▶ Required task
Without the pictures, please reproduce only the lines from the one with "What React, TypeScript" through the one with "Chart.register(...registerables);", both included.

▶ Records
------------------------------------

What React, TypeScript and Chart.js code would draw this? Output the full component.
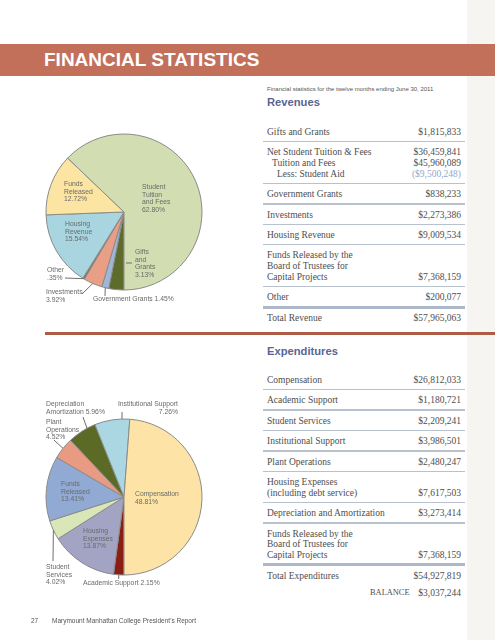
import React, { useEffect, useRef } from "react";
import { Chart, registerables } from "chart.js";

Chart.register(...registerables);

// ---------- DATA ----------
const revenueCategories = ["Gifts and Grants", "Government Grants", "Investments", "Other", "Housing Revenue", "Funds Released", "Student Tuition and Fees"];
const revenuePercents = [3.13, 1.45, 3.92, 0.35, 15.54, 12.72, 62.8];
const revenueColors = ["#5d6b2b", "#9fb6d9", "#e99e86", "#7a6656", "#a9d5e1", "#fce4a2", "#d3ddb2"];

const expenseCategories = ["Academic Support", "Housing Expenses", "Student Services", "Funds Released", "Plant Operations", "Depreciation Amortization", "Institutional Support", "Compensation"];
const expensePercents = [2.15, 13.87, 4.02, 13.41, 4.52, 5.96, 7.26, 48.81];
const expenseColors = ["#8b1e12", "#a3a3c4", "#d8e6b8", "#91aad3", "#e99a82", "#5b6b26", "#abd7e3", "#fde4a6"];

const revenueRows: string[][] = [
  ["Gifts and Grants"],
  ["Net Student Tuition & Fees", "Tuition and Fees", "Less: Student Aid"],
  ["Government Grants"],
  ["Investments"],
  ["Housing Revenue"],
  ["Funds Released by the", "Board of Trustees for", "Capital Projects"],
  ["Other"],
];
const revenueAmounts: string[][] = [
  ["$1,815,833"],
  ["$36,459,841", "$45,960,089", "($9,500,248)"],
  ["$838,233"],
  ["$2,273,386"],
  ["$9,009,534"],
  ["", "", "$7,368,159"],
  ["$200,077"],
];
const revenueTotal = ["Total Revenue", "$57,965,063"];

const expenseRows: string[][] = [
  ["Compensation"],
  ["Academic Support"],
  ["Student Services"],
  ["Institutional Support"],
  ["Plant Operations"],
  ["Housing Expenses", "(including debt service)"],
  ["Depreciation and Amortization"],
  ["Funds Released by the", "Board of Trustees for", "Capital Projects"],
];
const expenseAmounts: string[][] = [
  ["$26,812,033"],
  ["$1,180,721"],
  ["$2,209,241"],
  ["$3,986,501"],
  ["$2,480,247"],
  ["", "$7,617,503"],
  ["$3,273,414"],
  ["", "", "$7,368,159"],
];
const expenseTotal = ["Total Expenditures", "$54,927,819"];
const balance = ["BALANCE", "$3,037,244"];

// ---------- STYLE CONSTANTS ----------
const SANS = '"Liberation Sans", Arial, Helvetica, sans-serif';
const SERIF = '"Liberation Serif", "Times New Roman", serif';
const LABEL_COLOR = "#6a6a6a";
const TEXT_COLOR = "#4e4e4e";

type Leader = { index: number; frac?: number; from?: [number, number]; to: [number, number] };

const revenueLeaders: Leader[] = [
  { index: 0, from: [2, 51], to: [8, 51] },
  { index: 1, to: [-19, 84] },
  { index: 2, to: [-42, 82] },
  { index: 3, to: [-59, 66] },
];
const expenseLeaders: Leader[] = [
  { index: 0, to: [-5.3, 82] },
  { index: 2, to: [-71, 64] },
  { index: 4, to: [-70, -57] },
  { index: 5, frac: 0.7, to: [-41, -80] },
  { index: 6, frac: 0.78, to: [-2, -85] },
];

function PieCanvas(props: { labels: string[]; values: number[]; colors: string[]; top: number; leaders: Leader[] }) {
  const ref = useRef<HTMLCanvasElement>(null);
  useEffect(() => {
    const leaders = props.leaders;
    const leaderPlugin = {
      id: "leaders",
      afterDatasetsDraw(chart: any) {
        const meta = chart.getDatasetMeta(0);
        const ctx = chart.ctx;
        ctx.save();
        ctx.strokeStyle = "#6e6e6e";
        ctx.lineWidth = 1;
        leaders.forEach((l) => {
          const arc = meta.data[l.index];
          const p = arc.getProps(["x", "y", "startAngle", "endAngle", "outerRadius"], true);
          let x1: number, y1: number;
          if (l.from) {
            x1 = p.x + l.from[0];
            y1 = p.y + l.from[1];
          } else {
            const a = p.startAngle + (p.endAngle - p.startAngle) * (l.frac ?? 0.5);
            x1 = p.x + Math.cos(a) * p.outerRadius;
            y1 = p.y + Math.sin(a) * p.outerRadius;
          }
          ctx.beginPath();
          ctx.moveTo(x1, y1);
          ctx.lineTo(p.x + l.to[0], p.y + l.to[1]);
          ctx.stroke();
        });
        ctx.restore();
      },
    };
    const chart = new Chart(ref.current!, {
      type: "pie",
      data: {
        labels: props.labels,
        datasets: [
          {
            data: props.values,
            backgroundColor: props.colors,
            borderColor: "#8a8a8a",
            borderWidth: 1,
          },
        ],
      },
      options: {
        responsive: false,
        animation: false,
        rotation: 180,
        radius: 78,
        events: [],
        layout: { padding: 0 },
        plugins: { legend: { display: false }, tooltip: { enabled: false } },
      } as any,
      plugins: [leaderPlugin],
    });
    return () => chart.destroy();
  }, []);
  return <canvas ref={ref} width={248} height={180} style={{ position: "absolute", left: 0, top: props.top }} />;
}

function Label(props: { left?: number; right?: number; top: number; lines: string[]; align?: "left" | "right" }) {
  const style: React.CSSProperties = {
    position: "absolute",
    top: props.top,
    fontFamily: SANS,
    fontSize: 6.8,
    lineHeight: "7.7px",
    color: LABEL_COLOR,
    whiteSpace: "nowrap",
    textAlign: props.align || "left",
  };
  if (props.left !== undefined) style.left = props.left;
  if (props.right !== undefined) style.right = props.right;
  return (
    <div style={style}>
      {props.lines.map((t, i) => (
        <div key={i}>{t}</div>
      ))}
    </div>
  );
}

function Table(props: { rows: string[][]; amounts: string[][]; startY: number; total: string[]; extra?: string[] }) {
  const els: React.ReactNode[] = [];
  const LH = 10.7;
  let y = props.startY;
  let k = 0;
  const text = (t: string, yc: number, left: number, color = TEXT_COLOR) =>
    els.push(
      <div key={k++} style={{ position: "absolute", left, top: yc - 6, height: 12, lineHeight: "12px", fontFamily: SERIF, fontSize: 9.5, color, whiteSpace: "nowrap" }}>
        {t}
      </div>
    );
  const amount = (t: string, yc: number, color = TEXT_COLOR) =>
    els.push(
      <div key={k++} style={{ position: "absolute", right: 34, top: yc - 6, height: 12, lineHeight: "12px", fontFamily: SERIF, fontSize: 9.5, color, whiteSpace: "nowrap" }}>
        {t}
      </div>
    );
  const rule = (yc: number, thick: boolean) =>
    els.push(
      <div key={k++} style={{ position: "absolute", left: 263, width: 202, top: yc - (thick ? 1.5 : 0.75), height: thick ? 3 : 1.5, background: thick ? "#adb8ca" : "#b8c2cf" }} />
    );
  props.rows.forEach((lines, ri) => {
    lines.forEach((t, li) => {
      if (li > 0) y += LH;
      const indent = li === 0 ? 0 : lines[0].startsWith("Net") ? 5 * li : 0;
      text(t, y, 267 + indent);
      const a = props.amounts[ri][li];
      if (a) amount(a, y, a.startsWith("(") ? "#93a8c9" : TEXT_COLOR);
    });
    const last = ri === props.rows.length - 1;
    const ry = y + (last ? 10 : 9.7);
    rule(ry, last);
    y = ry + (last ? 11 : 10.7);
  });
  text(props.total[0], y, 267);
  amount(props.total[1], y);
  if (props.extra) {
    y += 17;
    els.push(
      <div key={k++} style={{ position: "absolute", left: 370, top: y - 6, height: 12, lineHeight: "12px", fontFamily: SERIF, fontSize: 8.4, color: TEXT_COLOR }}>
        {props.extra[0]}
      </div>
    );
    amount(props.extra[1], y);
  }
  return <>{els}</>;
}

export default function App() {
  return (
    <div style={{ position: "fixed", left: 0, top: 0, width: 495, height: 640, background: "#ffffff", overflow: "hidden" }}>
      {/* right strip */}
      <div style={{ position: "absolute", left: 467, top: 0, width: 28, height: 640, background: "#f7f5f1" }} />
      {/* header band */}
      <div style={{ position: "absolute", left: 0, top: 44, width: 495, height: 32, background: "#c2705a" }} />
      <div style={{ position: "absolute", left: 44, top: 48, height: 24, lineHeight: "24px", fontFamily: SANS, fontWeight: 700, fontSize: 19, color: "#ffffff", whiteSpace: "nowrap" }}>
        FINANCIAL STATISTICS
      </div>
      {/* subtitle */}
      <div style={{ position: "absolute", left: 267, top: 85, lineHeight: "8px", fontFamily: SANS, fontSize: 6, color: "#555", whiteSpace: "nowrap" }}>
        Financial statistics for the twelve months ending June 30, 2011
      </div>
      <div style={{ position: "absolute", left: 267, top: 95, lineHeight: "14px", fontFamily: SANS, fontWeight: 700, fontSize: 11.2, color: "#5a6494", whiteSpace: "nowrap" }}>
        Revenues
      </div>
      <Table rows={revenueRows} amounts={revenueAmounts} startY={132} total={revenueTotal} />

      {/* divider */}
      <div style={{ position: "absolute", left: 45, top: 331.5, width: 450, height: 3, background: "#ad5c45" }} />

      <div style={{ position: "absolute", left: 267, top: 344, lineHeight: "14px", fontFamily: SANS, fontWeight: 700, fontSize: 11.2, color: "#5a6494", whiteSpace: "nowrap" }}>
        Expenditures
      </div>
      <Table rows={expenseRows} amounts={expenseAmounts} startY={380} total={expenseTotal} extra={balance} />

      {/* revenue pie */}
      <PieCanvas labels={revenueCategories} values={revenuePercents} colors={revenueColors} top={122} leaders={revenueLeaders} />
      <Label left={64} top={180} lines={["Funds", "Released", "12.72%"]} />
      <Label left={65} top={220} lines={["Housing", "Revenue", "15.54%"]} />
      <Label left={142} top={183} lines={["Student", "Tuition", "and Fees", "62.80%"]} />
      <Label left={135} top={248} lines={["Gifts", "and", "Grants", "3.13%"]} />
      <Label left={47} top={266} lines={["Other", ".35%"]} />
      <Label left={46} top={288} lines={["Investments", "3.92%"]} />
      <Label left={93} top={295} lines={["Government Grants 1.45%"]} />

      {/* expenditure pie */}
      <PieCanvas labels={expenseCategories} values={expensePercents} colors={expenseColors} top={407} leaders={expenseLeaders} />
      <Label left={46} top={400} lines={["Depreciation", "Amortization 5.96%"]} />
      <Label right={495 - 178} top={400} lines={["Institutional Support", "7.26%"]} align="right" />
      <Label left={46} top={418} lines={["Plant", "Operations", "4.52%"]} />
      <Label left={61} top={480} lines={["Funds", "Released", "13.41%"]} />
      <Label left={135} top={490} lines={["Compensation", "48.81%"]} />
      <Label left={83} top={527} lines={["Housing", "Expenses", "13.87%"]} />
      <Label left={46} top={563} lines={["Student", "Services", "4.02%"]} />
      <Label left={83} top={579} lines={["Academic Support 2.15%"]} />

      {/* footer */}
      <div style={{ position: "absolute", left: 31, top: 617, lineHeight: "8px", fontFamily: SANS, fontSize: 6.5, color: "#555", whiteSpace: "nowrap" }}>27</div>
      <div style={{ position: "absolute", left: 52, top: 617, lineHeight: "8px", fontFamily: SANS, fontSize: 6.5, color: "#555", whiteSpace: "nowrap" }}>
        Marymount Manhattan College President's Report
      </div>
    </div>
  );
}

------------------------------------

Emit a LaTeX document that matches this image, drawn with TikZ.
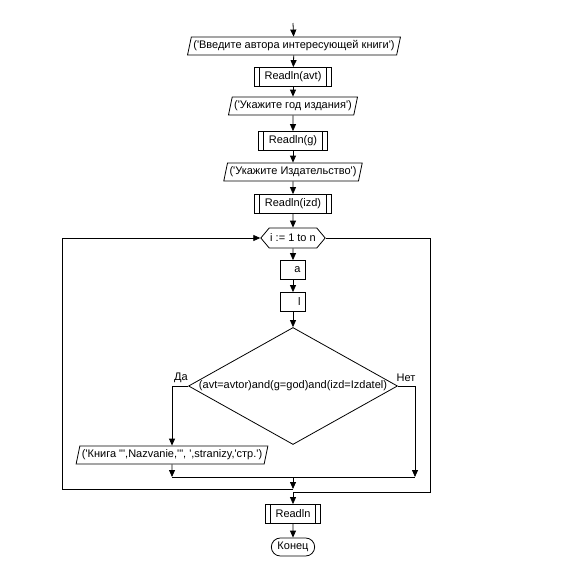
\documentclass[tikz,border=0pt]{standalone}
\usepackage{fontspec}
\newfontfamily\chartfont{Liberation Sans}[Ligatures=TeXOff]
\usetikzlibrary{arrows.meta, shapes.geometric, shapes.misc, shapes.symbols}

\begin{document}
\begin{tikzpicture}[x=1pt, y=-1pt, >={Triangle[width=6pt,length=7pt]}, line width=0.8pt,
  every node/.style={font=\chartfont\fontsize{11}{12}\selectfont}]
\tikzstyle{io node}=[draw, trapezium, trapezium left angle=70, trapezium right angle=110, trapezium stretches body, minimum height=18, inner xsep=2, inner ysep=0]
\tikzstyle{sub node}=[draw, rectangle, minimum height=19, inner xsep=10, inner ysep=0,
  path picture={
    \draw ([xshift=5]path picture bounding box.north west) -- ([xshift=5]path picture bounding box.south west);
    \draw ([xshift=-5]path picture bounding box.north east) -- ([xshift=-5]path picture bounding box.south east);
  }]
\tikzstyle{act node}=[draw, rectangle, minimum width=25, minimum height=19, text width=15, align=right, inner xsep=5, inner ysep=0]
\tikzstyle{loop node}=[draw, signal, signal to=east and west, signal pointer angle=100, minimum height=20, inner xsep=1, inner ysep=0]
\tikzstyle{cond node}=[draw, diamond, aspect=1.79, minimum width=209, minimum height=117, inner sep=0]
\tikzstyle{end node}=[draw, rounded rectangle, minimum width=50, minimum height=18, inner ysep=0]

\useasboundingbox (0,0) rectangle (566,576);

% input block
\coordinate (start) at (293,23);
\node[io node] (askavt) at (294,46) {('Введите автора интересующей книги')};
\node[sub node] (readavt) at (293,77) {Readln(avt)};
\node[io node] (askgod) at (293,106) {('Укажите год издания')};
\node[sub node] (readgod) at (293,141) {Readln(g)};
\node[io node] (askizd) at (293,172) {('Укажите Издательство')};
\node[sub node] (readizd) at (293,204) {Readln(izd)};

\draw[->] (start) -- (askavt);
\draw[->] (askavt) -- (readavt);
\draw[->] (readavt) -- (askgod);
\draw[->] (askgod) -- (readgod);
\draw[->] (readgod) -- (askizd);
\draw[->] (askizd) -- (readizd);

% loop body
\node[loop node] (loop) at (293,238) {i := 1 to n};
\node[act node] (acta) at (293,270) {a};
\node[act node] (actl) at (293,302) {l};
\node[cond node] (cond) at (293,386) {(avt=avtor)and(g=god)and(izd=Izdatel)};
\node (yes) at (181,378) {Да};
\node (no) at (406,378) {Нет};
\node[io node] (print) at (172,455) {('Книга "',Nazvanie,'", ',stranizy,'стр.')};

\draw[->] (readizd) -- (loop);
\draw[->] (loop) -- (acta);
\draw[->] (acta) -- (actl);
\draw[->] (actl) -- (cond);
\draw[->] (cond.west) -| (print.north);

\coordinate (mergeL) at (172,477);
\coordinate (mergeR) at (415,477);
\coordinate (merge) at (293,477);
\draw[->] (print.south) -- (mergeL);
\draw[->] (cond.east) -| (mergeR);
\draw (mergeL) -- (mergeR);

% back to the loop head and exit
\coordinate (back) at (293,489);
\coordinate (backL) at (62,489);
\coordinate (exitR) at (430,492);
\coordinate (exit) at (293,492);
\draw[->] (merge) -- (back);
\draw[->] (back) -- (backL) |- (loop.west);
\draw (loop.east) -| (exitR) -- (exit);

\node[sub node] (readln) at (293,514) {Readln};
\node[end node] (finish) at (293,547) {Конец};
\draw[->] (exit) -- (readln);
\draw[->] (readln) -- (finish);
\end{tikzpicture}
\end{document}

------------------------------------

▶ Solution to the problem
What React, TypeScript and Chart.js code would draw this? Output the full component.
import React, { useEffect, useRef } from "react";
import { Chart, registerables } from "chart.js";

Chart.register(...registerables);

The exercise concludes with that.